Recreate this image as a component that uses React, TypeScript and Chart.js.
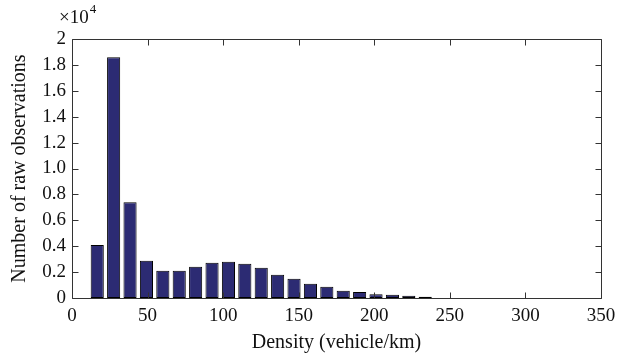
import React, { useEffect, useRef } from "react";
import { Chart, registerables } from "chart.js";

Chart.register(...registerables);

// Bin centres (vehicle/km) and counts of raw observations
const binCenters = [16.7, 27.55, 38.4, 49.25, 60.1, 70.95, 81.8, 92.65, 103.5, 114.35, 125.2, 136.05, 146.9, 157.75, 168.6, 179.45, 190.3, 201.15, 212.0, 222.85, 233.7];
const counts = [4100, 18600, 7400, 2880, 2100, 2100, 2420, 2720, 2800, 2650, 2340, 1800, 1490, 1100, 870, 565, 465, 280, 255, 178, 100];

const xTicks = [0, 50, 100, 150, 200, 250, 300, 350];
const yTicks = [0, 2000, 4000, 6000, 8000, 10000, 12000, 14000, 16000, 18000, 20000];

const FONT = "'Liberation Serif', 'Times New Roman', serif";
const FS = 19;
const TFS = 20;
const AXIS = "#333333";
const BAR = "#2C2B73";

const framePlugin = {
  id: "frame",
  afterDatasetsDraw(chart: any) {
    const { ctx, chartArea: a, scales } = chart;
    const xs = scales.x, ys = scales.y;
    ctx.save();
    ctx.strokeStyle = AXIS;
    ctx.lineWidth = 1;
    const L = Math.round(a.left) + 0.5, R = Math.round(a.right) + 0.5;
    const T = Math.round(a.top) + 0.5, B = Math.round(a.bottom) + 0.5;
    ctx.beginPath();
    ctx.rect(L, T, R - L, B - T);
    const len = 6;
    xTicks.forEach((v) => {
      const px = Math.round(xs.getPixelForValue(v)) + 0.5;
      ctx.moveTo(px, B); ctx.lineTo(px, B - len);
      ctx.moveTo(px, T); ctx.lineTo(px, T + len);
    });
    yTicks.forEach((v) => {
      const py = Math.round(ys.getPixelForValue(v)) + 0.5;
      ctx.moveTo(L, py); ctx.lineTo(L + len, py);
      ctx.moveTo(R, py); ctx.lineTo(R - len, py);
    });
    ctx.stroke();
    // exponent label
    ctx.fillStyle = "#111";
    ctx.textBaseline = "alphabetic";
    ctx.textAlign = "left";
    ctx.font = `${FS}px ${FONT}`;
    ctx.fillText("\u00d710", a.left - 13, a.top - 16);
    const w = ctx.measureText("\u00d710").width;
    ctx.font = `13px ${FONT}`;
    ctx.fillText("4", a.left - 13 + w + 1, a.top - 26);
    ctx.restore();
  },
};

export default function App() {
  const ref = useRef<HTMLCanvasElement>(null);
  useEffect(() => {
    if (!ref.current) return;
    const chart = new Chart(ref.current, {
      type: "bar",
      data: {
        datasets: [
          {
            data: binCenters.map((x, i) => ({ x, y: counts[i] })),
            backgroundColor: BAR,
            borderColor: "#000000",
            borderWidth: 1,
            borderSkipped: false,
            barPercentage: 0.8,
            categoryPercentage: 1,
          },
        ],
      },
      options: {
        animation: false,
        responsive: false,
        maintainAspectRatio: false,
        layout: { padding: { left: 0, top: 39, right: 36, bottom: 0 } },
        plugins: { legend: { display: false }, tooltip: { enabled: false } },
        scales: {
          x: {
            type: "linear",
            offset: false,
            min: 0,
            max: 350,
            grid: { display: false, drawTicks: false, offset: false },
            border: { display: false },
            afterFit: (s: any) => { s.height = 64; },
            afterBuildTicks: (s: any) => { s.ticks = xTicks.map((v) => ({ value: v })); },
            ticks: { color: "#111", font: { family: FONT, size: FS }, padding: 7, maxRotation: 0 },
            title: { display: true, text: "Density (vehicle/km)", color: "#111", font: { family: FONT, size: TFS }, padding: { bottom: 7, top: 0 } },
          },
          y: {
            min: 0,
            max: 20000,
            grid: { display: false, drawTicks: false },
            border: { display: false },
            afterFit: (s: any) => { s.width = 72; },
            afterBuildTicks: (s: any) => { s.ticks = yTicks.map((v) => ({ value: v })); },
            ticks: {
              color: "#111",
              font: { family: FONT, size: FS },
              padding: 6,
              callback: (v: any) => (v === 0 ? "0" : v === 20000 ? "2" : (v / 10000).toFixed(1)),
            },
            title: { display: true, text: "Number of raw observations", color: "#111", font: { family: FONT, size: TFS }, padding: { top: 8, bottom: 0 } },
          },
        },
      },
      plugins: [framePlugin],
    } as any);
    return () => chart.destroy();
  }, []);
  return (
    <div style={{ position: "fixed", left: 0, top: 0, width: 637, height: 362, background: "#fff" }}>
      <canvas ref={ref} width={637} height={362} style={{ width: 637, height: 362 }} />
    </div>
  );
}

Short exercise: Print the complete listing exactly, apart from any pictures.

Task result:
Recreate this image as a component that uses React, TypeScript and Chart.js.
import React, { useEffect, useRef } from "react";
import { Chart, registerables } from "chart.js";

Chart.register(...registerables);

// Bin centres (vehicle/km) and counts of raw observations
const binCenters = [16.7, 27.55, 38.4, 49.25, 60.1, 70.95, 81.8, 92.65, 103.5, 114.35, 125.2, 136.05, 146.9, 157.75, 168.6, 179.45, 190.3, 201.15, 212.0, 222.85, 233.7];
const counts = [4100, 18600, 7400, 2880, 2100, 2100, 2420, 2720, 2800, 2650, 2340, 1800, 1490, 1100, 870, 565, 465, 280, 255, 178, 100];

const xTicks = [0, 50, 100, 150, 200, 250, 300, 350];
const yTicks = [0, 2000, 4000, 6000, 8000, 10000, 12000, 14000, 16000, 18000, 20000];

const FONT = "'Liberation Serif', 'Times New Roman', serif";
const FS = 19;
const TFS = 20;
const AXIS = "#333333";
const BAR = "#2C2B73";

const framePlugin = {
  id: "frame",
  afterDatasetsDraw(chart: any) {
    const { ctx, chartArea: a, scales } = chart;
    const xs = scales.x, ys = scales.y;
    ctx.save();
    ctx.strokeStyle = AXIS;
    ctx.lineWidth = 1;
    const L = Math.round(a.left) + 0.5, R = Math.round(a.right) + 0.5;
    const T = Math.round(a.top) + 0.5, B = Math.round(a.bottom) + 0.5;
    ctx.beginPath();
    ctx.rect(L, T, R - L, B - T);
    const len = 6;
    xTicks.forEach((v) => {
      const px = Math.round(xs.getPixelForValue(v)) + 0.5;
      ctx.moveTo(px, B); ctx.lineTo(px, B - len);
      ctx.moveTo(px, T); ctx.lineTo(px, T + len);
    });
    yTicks.forEach((v) => {
      const py = Math.round(ys.getPixelForValue(v)) + 0.5;
      ctx.moveTo(L, py); ctx.lineTo(L + len, py);
      ctx.moveTo(R, py); ctx.lineTo(R - len, py);
    });
    ctx.stroke();
    // exponent label
    ctx.fillStyle = "#111";
    ctx.textBaseline = "alphabetic";
    ctx.textAlign = "left";
    ctx.font = `${FS}px ${FONT}`;
    ctx.fillText("\u00d710", a.left - 13, a.top - 16);
    const w = ctx.measureText("\u00d710").width;
    ctx.font = `13px ${FONT}`;
    ctx.fillText("4", a.left - 13 + w + 1, a.top - 26);
    ctx.restore();
  },
};

export default function App() {
  const ref = useRef<HTMLCanvasElement>(null);
  useEffect(() => {
    if (!ref.current) return;
    const chart = new Chart(ref.current, {
      type: "bar",
      data: {
        datasets: [
          {
            data: binCenters.map((x, i) => ({ x, y: counts[i] })),
            backgroundColor: BAR,
            borderColor: "#000000",
            borderWidth: 1,
            borderSkipped: false,
            barPercentage: 0.8,
            categoryPercentage: 1,
          },
        ],
      },
      options: {
        animation: false,
        responsive: false,
        maintainAspectRatio: false,
        layout: { padding: { left: 0, top: 39, right: 36, bottom: 0 } },
        plugins: { legend: { display: false }, tooltip: { enabled: false } },
        scales: {
          x: {
            type: "linear",
            offset: false,
            min: 0,
            max: 350,
            grid: { display: false, drawTicks: false, offset: false },
            border: { display: false },
            afterFit: (s: any) => { s.height = 64; },
            afterBuildTicks: (s: any) => { s.ticks = xTicks.map((v) => ({ value: v })); },
            ticks: { color: "#111", font: { family: FONT, size: FS }, padding: 7, maxRotation: 0 },
            title: { display: true, text: "Density (vehicle/km)", color: "#111", font: { family: FONT, size: TFS }, padding: { bottom: 7, top: 0 } },
          },
          y: {
            min: 0,
            max: 20000,
            grid: { display: false, drawTicks: false },
            border: { display: false },
            afterFit: (s: any) => { s.width = 72; },
            afterBuildTicks: (s: any) => { s.ticks = yTicks.map((v) => ({ value: v })); },
            ticks: {
              color: "#111",
              font: { family: FONT, size: FS },
              padding: 6,
              callback: (v: any) => (v === 0 ? "0" : v === 20000 ? "2" : (v / 10000).toFixed(1)),
            },
            title: { display: true, text: "Number of raw observations", color: "#111", font: { family: FONT, size: TFS }, padding: { top: 8, bottom: 0 } },
          },
        },
      },
      plugins: [framePlugin],
    } as any);
    return () => chart.destroy();
  }, []);
  return (
    <div style={{ position: "fixed", left: 0, top: 0, width: 637, height: 362, background: "#fff" }}>
      <canvas ref={ref} width={637} height={362} style={{ width: 637, height: 362 }} />
    </div>
  );
}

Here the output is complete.